* Problem statement
In the records below, find the line that contains "Write the Plotly code for this chart." and the line that contains "import plotly.graph_objects as go". Set down exactly those lines and every line between them, and nothing more.

* Supplied information
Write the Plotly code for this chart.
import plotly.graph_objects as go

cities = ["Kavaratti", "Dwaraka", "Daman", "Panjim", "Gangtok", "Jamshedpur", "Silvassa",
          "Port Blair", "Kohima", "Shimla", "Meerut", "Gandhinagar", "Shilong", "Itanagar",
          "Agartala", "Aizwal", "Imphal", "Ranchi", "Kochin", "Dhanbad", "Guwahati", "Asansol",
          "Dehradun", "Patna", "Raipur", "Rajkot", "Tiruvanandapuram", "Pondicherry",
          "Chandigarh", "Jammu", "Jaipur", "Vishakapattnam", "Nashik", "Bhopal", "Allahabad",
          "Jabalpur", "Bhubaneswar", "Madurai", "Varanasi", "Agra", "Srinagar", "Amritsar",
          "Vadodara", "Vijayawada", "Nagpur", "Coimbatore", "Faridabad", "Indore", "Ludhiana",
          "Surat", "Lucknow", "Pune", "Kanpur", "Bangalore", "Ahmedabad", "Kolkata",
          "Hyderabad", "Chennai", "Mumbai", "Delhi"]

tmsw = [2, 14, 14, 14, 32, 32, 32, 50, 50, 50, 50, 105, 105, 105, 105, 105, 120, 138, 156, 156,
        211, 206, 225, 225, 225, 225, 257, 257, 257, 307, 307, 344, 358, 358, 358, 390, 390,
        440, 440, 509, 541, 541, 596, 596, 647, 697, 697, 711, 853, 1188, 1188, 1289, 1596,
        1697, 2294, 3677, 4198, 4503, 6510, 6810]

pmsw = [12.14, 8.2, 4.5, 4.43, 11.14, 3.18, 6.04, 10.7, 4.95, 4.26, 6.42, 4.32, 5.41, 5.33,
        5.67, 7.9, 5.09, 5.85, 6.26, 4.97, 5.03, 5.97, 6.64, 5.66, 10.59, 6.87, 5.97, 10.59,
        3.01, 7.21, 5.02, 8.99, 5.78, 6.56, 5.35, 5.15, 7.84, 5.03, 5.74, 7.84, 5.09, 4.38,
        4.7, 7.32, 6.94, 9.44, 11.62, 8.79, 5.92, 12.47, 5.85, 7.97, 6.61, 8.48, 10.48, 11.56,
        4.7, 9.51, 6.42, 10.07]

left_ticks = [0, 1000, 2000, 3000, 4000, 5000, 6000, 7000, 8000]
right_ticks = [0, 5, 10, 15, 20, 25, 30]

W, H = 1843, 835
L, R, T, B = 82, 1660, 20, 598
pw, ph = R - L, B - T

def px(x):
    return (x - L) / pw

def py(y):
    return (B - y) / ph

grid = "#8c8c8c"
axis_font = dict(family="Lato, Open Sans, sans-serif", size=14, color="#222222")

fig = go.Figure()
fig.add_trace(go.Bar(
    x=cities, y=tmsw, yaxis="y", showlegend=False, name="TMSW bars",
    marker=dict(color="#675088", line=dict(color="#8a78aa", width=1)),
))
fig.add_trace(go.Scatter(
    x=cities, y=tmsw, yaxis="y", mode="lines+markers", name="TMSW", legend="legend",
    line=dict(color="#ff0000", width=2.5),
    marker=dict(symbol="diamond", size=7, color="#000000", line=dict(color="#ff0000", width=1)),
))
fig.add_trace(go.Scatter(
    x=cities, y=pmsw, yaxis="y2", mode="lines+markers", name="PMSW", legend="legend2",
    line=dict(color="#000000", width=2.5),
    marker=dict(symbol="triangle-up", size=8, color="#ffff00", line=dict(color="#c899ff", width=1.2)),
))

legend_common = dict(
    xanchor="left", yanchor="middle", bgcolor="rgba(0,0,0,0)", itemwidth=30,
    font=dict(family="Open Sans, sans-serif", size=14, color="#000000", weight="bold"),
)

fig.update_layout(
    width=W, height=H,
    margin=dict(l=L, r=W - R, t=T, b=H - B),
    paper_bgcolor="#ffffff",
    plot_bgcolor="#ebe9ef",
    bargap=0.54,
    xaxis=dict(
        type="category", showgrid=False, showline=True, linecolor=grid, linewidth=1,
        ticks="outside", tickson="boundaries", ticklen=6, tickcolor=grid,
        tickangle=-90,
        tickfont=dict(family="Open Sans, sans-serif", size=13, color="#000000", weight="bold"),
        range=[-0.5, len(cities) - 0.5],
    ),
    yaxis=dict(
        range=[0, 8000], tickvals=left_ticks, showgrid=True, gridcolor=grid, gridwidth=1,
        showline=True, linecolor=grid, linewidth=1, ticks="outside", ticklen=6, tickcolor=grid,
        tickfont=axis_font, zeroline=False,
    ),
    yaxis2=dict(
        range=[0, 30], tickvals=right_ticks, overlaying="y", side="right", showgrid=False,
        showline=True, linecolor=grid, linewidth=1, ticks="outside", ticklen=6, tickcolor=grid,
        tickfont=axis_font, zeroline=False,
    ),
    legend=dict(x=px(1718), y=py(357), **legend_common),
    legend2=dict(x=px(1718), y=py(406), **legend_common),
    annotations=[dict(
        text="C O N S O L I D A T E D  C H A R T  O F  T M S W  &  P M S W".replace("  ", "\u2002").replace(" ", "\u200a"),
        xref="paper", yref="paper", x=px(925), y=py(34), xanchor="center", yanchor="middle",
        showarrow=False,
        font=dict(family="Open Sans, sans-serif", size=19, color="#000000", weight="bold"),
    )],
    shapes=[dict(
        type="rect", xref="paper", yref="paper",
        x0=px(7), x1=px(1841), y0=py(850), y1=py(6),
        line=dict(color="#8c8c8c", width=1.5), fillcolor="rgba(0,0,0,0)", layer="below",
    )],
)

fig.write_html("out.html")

--

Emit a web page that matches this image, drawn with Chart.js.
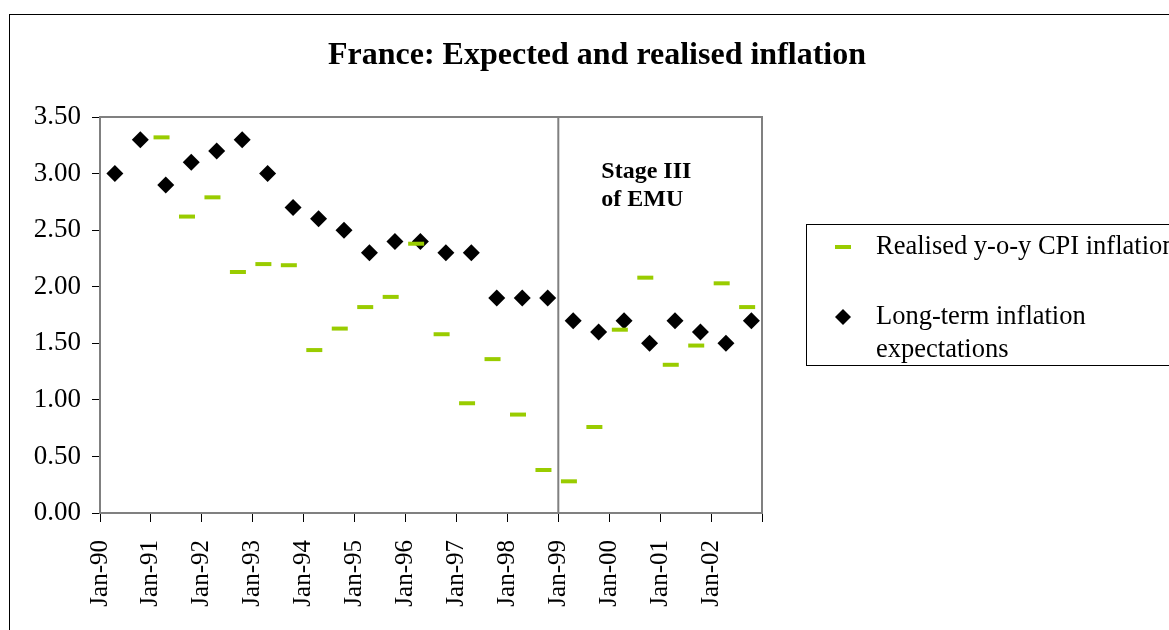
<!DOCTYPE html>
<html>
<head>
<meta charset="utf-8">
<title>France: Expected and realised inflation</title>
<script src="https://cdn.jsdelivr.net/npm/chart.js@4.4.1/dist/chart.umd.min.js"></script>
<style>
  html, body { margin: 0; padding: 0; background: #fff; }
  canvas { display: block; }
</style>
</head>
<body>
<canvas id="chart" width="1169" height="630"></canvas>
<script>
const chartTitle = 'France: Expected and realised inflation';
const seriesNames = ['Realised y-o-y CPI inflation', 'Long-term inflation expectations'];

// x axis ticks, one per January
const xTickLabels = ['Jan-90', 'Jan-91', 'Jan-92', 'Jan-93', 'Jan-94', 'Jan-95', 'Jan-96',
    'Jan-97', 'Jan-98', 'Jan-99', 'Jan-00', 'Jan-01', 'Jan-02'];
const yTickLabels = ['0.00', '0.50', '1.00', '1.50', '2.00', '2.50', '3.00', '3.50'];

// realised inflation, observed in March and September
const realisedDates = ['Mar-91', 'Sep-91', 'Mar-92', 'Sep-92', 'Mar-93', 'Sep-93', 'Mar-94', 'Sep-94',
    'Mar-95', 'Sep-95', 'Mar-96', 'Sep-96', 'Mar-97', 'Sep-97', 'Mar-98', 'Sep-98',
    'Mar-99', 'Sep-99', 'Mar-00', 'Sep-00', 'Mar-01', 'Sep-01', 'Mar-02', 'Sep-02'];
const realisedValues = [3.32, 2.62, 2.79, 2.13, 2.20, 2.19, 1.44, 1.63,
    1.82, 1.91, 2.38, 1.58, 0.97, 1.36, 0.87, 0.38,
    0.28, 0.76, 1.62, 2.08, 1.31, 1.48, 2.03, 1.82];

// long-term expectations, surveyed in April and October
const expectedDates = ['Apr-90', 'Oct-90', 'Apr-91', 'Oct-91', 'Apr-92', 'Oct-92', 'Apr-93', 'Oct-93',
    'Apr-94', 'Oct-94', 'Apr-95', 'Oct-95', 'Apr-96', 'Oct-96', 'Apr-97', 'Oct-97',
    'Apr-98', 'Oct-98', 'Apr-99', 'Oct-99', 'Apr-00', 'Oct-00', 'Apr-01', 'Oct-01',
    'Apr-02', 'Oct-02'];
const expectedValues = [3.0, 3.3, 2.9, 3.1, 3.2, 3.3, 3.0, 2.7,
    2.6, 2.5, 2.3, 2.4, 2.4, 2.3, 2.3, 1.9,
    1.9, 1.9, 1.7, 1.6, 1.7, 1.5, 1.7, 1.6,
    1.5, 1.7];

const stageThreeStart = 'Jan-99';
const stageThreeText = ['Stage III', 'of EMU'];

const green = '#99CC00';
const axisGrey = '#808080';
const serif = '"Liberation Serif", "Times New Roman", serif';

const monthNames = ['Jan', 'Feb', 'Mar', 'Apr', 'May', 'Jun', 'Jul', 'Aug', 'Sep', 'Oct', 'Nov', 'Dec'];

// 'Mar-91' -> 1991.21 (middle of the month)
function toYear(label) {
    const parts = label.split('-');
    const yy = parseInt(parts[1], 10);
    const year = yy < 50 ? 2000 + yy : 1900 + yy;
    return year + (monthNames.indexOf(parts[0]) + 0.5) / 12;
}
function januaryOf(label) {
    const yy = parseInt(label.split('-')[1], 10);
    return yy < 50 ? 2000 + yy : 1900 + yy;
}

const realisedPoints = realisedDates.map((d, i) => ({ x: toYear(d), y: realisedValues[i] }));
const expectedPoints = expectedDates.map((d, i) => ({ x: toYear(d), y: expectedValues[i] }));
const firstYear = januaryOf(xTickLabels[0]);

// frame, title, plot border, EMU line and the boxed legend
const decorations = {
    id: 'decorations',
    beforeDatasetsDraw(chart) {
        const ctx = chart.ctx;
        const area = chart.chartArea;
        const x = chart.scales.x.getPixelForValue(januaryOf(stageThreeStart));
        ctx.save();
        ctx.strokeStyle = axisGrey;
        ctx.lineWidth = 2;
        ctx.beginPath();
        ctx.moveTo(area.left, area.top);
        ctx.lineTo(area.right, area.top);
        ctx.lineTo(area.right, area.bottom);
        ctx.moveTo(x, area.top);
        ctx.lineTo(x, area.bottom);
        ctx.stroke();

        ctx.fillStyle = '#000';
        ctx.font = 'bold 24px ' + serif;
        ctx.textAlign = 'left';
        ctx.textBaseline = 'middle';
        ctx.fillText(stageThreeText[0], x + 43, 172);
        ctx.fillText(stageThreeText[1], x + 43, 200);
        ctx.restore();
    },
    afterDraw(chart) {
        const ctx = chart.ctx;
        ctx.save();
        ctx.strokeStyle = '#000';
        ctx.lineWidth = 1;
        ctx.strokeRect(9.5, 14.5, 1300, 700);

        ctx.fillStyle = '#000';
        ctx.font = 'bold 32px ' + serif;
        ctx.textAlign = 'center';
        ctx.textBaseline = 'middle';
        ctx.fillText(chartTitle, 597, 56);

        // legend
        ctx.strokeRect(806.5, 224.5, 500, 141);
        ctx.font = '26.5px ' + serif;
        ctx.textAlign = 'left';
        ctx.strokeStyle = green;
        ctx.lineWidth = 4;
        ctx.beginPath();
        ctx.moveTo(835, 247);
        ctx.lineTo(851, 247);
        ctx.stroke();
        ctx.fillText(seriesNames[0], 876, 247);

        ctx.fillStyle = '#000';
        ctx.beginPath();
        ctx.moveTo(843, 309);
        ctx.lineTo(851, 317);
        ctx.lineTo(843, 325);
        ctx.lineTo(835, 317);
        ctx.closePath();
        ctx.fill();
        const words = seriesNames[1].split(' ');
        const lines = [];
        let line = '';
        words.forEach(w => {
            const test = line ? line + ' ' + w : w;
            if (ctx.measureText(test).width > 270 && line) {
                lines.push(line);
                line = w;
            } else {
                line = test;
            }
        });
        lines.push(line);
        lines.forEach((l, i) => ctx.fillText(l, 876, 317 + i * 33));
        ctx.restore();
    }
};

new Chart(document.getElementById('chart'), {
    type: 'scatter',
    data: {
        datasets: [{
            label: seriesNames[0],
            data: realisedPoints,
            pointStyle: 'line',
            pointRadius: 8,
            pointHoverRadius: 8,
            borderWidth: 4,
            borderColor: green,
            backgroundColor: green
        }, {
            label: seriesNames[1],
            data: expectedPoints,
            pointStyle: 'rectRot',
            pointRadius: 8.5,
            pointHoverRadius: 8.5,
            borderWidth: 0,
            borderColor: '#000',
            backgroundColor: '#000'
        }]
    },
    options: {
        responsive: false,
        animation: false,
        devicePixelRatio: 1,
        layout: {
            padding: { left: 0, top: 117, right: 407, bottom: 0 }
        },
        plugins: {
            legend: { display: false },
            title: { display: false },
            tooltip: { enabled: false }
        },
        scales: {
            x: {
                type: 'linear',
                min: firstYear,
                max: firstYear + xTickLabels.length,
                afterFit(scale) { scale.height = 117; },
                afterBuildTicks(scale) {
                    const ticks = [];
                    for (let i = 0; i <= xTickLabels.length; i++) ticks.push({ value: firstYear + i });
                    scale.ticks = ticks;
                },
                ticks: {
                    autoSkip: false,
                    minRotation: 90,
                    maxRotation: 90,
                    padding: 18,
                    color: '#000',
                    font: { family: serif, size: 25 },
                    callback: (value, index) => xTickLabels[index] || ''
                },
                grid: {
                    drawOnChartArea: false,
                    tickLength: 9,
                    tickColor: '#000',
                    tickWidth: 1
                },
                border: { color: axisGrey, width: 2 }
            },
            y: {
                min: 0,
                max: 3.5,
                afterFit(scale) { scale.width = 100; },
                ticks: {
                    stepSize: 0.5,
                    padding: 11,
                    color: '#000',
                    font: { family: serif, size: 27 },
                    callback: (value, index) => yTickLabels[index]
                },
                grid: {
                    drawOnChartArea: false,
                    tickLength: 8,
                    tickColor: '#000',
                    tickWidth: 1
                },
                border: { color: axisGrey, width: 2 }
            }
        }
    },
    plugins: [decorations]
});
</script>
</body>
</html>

...

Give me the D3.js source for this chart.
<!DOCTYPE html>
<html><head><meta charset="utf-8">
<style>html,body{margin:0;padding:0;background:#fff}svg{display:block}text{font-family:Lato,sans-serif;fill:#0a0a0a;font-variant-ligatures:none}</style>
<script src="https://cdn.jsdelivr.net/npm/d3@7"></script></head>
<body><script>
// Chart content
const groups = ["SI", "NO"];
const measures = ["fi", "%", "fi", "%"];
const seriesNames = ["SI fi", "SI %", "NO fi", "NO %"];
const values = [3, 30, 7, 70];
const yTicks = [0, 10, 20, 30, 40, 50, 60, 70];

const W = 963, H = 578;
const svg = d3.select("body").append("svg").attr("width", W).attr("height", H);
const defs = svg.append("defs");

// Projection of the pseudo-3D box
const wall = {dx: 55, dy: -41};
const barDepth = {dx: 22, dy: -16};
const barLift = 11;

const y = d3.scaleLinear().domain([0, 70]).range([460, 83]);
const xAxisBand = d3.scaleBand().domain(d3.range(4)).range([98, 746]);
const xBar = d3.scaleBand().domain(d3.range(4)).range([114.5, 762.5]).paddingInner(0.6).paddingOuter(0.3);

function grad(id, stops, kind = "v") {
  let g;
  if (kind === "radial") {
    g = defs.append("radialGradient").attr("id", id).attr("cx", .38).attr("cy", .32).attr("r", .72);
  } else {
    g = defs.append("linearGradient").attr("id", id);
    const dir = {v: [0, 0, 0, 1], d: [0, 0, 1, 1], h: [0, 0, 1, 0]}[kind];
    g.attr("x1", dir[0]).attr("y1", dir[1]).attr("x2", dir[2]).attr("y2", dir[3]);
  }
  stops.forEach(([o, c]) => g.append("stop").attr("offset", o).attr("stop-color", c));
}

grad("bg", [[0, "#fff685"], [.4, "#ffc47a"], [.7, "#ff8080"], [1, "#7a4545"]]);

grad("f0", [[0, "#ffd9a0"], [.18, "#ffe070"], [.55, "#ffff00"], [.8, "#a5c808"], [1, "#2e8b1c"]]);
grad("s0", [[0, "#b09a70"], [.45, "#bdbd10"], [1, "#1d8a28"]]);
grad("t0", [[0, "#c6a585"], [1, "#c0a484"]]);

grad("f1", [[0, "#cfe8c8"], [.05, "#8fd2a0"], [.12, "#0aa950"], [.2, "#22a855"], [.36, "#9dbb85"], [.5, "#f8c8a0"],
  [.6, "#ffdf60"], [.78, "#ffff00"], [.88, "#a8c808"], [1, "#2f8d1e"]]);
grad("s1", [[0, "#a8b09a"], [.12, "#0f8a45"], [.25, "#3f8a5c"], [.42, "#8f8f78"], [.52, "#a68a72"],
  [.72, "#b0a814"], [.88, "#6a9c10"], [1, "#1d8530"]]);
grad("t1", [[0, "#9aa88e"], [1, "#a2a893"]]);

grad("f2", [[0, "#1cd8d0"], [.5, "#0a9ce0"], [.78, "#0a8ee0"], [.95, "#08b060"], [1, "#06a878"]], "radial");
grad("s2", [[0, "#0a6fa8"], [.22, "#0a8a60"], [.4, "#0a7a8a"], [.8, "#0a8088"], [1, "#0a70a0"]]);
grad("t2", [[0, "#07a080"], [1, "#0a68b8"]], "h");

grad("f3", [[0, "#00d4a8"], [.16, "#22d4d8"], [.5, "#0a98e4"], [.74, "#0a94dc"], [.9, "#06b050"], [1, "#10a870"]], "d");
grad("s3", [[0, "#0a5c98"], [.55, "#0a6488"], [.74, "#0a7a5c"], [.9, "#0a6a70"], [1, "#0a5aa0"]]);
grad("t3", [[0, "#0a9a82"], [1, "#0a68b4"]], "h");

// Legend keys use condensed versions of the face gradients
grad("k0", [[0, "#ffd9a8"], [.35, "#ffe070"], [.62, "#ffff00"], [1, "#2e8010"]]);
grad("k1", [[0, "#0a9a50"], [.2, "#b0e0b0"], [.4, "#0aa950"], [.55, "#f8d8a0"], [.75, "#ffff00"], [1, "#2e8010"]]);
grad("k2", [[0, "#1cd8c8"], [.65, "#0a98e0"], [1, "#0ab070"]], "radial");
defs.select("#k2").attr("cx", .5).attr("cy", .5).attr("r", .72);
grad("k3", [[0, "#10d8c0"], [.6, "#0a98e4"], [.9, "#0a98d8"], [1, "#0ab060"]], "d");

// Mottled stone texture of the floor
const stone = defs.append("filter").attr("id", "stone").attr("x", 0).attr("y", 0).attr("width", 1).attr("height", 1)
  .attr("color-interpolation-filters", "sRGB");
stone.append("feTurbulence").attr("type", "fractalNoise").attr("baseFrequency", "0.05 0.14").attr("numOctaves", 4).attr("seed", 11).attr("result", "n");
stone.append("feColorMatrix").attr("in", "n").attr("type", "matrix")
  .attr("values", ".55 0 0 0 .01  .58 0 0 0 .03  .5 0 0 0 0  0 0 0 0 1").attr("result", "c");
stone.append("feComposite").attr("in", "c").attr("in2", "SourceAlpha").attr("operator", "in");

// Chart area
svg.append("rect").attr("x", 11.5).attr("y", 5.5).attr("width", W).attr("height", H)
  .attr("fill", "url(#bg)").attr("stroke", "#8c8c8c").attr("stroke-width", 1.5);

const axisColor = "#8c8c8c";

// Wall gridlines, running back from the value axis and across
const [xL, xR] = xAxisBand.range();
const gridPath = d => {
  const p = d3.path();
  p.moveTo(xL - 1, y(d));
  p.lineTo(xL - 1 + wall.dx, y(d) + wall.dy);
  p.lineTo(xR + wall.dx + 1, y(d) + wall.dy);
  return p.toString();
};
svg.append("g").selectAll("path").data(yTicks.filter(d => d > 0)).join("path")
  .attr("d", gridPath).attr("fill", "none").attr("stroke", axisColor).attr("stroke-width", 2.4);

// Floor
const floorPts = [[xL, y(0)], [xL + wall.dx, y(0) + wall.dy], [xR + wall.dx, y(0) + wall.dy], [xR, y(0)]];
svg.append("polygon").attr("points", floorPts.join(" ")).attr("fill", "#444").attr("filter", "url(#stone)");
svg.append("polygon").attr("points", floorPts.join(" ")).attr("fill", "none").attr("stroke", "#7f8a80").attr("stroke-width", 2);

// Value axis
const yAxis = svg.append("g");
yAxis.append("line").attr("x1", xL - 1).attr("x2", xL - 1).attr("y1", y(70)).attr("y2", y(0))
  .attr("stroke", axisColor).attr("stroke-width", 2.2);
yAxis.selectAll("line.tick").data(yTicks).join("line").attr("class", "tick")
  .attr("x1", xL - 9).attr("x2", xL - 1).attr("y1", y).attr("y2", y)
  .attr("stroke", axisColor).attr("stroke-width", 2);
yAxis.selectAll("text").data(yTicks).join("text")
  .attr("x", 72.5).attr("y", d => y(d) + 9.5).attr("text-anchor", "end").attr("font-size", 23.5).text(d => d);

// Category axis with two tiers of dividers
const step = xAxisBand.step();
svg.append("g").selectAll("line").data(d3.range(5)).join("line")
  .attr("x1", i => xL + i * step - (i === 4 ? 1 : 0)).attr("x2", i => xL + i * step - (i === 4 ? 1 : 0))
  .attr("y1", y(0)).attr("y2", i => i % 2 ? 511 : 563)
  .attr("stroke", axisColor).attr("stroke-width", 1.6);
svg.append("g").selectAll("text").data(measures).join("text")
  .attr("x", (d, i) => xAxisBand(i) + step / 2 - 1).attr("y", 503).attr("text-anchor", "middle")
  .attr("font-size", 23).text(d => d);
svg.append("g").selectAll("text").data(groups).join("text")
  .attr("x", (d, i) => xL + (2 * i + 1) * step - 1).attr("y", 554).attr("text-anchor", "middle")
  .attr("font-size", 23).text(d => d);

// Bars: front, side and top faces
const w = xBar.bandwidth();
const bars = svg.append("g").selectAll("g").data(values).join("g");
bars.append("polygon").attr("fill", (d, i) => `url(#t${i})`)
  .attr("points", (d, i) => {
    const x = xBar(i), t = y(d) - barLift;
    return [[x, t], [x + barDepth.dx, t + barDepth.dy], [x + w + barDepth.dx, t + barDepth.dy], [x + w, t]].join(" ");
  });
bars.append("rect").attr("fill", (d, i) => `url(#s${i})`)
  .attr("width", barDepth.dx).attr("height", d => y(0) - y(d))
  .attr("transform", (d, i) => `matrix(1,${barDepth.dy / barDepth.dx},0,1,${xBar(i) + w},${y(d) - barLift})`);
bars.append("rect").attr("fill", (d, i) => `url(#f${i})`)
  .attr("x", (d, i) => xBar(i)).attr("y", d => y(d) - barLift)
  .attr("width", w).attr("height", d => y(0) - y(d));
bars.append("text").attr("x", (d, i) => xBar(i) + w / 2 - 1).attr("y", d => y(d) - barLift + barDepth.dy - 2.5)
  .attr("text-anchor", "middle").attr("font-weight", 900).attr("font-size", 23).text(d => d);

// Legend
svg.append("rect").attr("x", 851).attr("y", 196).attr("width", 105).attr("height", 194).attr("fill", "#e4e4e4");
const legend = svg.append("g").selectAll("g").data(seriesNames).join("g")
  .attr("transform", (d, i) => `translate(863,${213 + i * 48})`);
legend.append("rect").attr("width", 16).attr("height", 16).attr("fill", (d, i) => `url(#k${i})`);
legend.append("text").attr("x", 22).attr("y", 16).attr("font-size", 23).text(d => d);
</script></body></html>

* Written answer
Write the Plotly code for this chart.
import plotly.graph_objects as go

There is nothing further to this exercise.